Quella nevicata così massiccia avrebbe dovuto far scattare immediatamente la macchina dell'emergenza: chiusura e pulizia delle strade e, soprattutto, evacuazione dell'hotel. Su questo punto la Corte d'Appello dell'Aquila ha ravvisato i profili critici della tragedia di Rigopiano, il resort abruzzese cancellato da una valanga il 17 gennaio del 2017, sotto le cui macerie sono morte 29 persone, con 11 miracolosamente scampate.
Rigopiano, motivazioni della sentenza di Appello: cosa dicono
È questo il cuore della sentenza di secondo grado, come si evince dalle motivazioni racchiuse in ben 600 pagine e depositate dal presidente del Collegio giudicante, Aldo Manfredi, con una settimana di anticipo rispetto alla scadenza prevista del 10 maggio. Un verdetto che ha confermato 22 delle 25 assoluzioni del primo grado, aggiungendo tre condanne alle cinque del Tribunale di Pescara: un anno e otto mesi all'ex prefetto di Pescara, Francesco Provolo, un anno e quattro mesi al suo ex capo di Gabinetto, Leonardo Bianco; due anni e 8 mesi al tecnico del Comune di Farindola, Enrico Colangeli; tutti e tre erano stati assolti in primo grado.
A loro si sono aggiunte le condanne confermate per il sindaco di Farindola Ilario Lacchetta (2 anni e 8 mesi) e per i funzionari del servizio strade della Provincia di Pescara, Paolo D'Incecco e Mauro Di Blasio, 3 anni e 4 mesi a testa.
Le tre azioni mancate: chiudere la strada, sgomberarla dalla neve ed evacuare l'hotel.
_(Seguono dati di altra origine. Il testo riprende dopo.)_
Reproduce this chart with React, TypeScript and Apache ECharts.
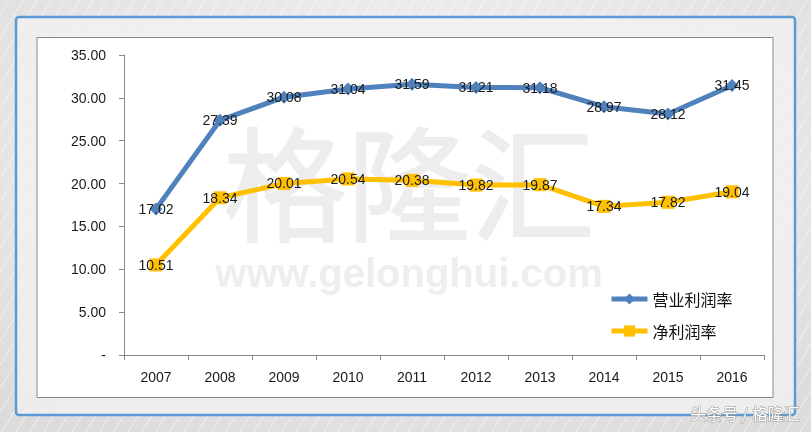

La sentenza si fonda su un principio: quella situazione meteorologica così estrema concretizzava il rischio di un pericolo e poco conta il fatto che, storicamente, fino ad allora, in quell'area, non si erano verificati episodi di particolare gravità. Questo non rappresentava un'esimente dalla necessità di intervenire. E dunque c'erano tre cose da fare senza indugio: chiudere la strada, sgomberarla dalla neve ed evacuare l'hotel. Azioni in capo alla Provincia e al Comune di Farindola, in primis. Da qui la conferma delle condanne per i funzionari del servizio strade della Provincia di Pescara, Paolo D'Incecco e Mauro Di Blasio, per il sindaco di Farindola Ilario Lacchetta e per il responsabile dell'Ufficio tecnico dello stesso Comune, Enrico Colangeli. E in questo ragionamento si inseriscono anche le condanne dell'allora prefetto Francesco Provolo e del suo ex capo di Gabinetto, Leonardo Bianco, assolti in primo grado. Per i giudici d'Appello Provolo è venuto meno a obblighi specifici, in particolare l'attivazione del centro coordinamento dei soccorsi e della sala operativa. Dunque omissione e rifiuto di atti di ufficio a cui si aggiunge il falso ideologico per aver comunicato al Ministero, contrariamente al vero, l'attivazione degli strumenti di emergenza. Nelle motivazioni si chiarisce, però, che queste omissioni non hanno avuto effetti causali sulle morti: i tecnici erano comunque stati sentiti e non avevano dato al prefetto specifiche indicazioni per assumere provvedimenti che avrebbero potuto impedire la catastrofe.
Gli altri aspetti
I giudici hanno anche chiarito altri due aspetti nodali. Non sono state ravvisate responsabilità in capo alla Regione sulla mancata redazione della carta delle valanghe, competenza invece del Comitato Tecnico regionale per lo studio della Neve e delle Valanghe (Coreneva). Quanto agli ex sindaci, per la Corte non può essere loro addebitata la mancata modifica dei Piani regolatori, atti di competenza dei consigli comunali. La generica possibilità di valanghe in quell'area non è stata ritenuta, poi, elemento tale da vietare la realizzazione delle strutture, peraltro moltissime, in una zona molto vasta.